The argument the editorial board made is that the Georgia Senate races were lost because Trump pushed his claim of election fraud rather than focus on the theme that Republican victories in Georgia were needed to counterbalance Democrat domination in Washington.

“Mr. Trump essentially told his Georgia supporters their votes didn’t matter, and many stayed home,” the editorial board wrote in the March 1 piece. “The GOP lost the Senate.”

Trump supporter outside CPAC convention in Orlando, Fla. on Feb. 28, 2021. (Chen Lei)
Trump supporter outside CPAC convention in Orlando, Fla. on Feb. 28, 2021. (Chen Lei)

The editors wrote that Trump “is now trying to rewrite this history as someone else’s fault—Democrats who cheated, Republicans who won’t ‘fight,’ a cowardly Supreme Court that includes three of his appointees, anyone but himself. This isn’t true.”

Acknowledging that Trump’s base of support destines him to continue playing an important role in the Republican Party going forward, the editors said they hope “the party’s grassroots will begin to look past the Trump era to a new generation of potential standard-bearers.
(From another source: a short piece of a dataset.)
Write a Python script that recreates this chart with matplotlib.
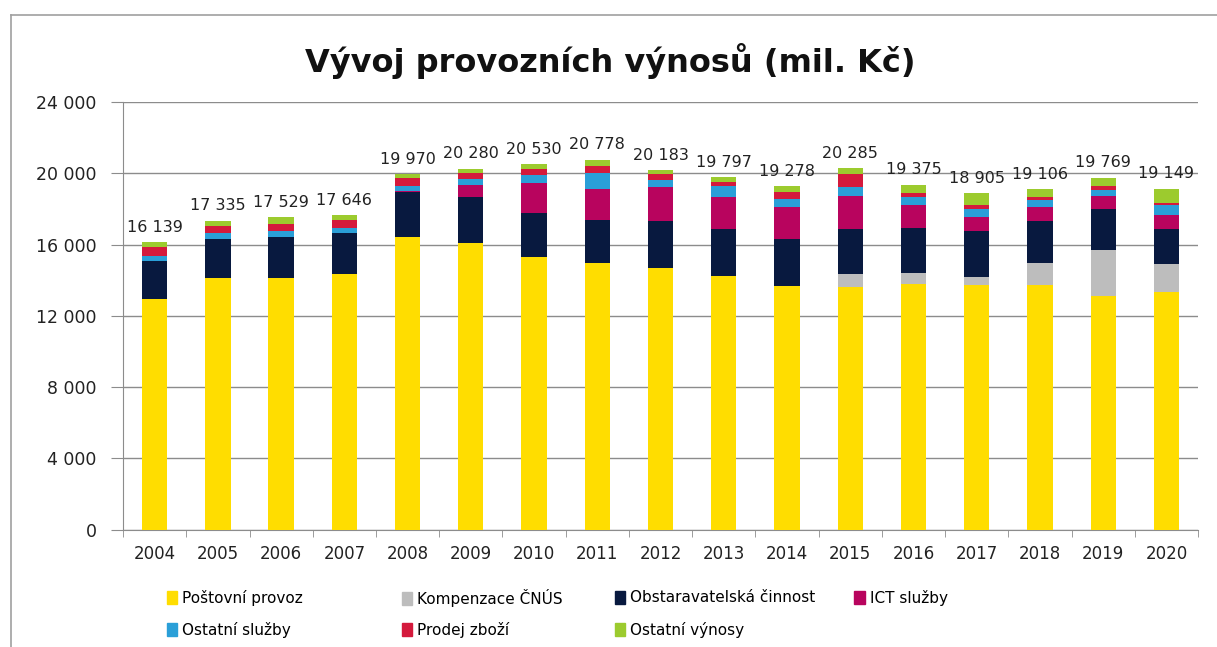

As long as Republicans focus on the grievances of the Trump past, they won’t be a governing majority.”

The spat between Trump and the paper comes on the heels of the Conservative Political Action Conference (CPAC) in Orlando, Florida, a flagship conservative event that saw numerous speakers support Trump’s brand of politics and argue that it is here to stay.

In his first public appearance since leaving office, Trump said at the event that the conservative movement he led “is far from being over,” but didn’t mention whether he would try to run again for president in 2024.

“The future of the Republican Party is as a party that defends the social, economic, and cultural interests and values of working American families—of every race, every color, and every creed,“ he said Sunday. ”Republicans believe that the needs of everyday citizens must come first.”

The current intra-party tensions within the GOP have been framed by some as being between a faction loyal to Trump and his brand of populist politics and the old guard of business-as-usual Republicans who are well-steeped in Washington’s bureaucratic brew, which Trump has derided as a “swamp.”